▸ **Data**

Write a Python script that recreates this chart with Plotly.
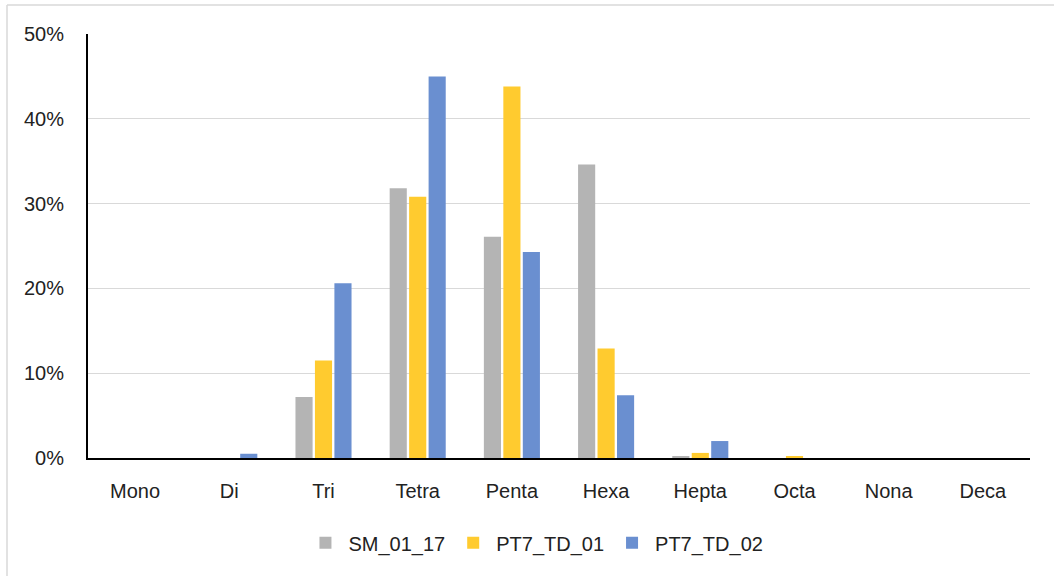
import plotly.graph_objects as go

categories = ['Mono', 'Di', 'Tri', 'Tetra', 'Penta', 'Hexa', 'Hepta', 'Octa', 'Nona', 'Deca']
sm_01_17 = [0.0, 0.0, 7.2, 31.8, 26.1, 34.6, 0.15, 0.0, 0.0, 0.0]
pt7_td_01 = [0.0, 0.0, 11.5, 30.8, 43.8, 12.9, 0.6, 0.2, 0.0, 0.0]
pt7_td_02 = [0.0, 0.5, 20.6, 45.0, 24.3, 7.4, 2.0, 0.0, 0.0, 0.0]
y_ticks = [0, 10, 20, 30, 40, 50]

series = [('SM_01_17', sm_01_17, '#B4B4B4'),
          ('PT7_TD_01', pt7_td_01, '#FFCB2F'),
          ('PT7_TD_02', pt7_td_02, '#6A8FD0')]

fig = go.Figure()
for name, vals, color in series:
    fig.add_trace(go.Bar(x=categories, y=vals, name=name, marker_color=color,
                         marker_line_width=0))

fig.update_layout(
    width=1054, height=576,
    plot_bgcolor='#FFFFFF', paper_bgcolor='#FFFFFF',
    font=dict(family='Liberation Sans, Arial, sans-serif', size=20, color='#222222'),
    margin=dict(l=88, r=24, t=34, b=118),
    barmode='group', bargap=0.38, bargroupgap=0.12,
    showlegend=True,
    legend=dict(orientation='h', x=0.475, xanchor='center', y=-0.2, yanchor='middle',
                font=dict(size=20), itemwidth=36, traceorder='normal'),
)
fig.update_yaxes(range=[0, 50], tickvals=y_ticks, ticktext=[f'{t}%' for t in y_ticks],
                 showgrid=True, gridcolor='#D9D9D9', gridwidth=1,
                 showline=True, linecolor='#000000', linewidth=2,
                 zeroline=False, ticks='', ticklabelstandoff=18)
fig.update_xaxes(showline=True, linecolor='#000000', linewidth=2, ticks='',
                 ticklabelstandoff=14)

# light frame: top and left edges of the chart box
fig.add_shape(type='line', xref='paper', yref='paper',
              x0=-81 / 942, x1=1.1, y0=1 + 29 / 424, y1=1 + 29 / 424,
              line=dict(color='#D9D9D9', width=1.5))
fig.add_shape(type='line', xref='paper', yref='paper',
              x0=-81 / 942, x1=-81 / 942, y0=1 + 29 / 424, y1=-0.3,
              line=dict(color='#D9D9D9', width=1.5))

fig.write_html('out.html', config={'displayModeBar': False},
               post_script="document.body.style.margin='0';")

▸ **Work required**
Print the data above verbatim from the first line through the line holding "import plotly.graph_objects as go", leaving every picture out.

▸ **Task answer**
Write a Python script that recreates this chart with Plotly.
import plotly.graph_objects as go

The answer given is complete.